Having inline thread-bound fields also has performance advantages, since you're not allocating boxes. An object's shape or type can encode the info that a particular field has special semantics. As I said above on the JS side this is not really an issue: there are already accessor properties vs data properties.

Does that make sense?

tlively commented 5 months ago

Yes, that makes sense and I can see that it's much more ergonomic for JS. For the case where we want to have thread-bound shared externrefs in Wasm, it sounds like we would be able to create a JS shared struct with a single thread-bound field holding the unshared object of interest, then pass that wrapper struct into Wasm as a shared externref.

tlively commented 4 months ago

@syg, what do you think about including something like the ThreadBoundBox in the proposed JS API for this proposal, even if it could eventually be expressible via thread-bound fields in JS without any special API support? The goal would be to be less dependent on new JS syntax for thread-bound fields (not to mention shared JS structs in the first place) making it through standardization.

eqrion commented 4 months ago

Does a ThreadBoundBox keep the worker/thread that the wrapped value is from alive? Or is the thread allowed to terminate, at which point the wrapped value is destroyed?

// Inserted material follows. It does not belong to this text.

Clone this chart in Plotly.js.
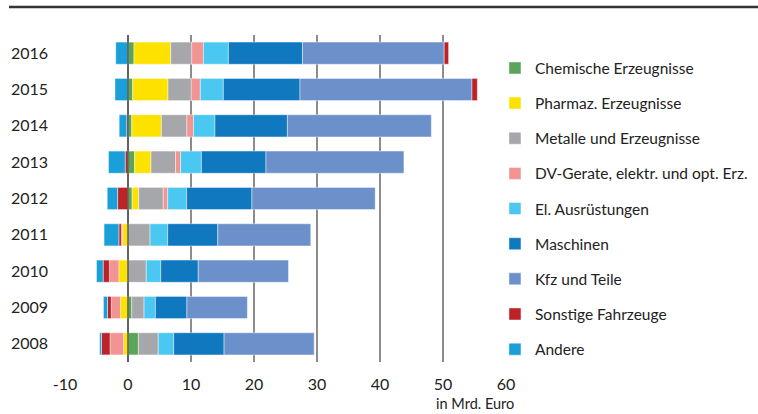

Because the wrapped value is only accessible from the originating thread, it seems like we should be able to allow that thread to terminate. But as that thread terminates, we'll probably need to revoke the boxes such that they don't point at freed memory (either the wrapped value or the thread key that guards it). That's probably do-able if we have an indirection via this box, but if the thread bound value is supposed to be inline in shared gc objects, this becomes much harder.

tlively commented 4 months ago

I would expect the thread to be allowed to terminate, yes. I would also expect these wrappers to involve an indirection, so hopefully that would be manageable.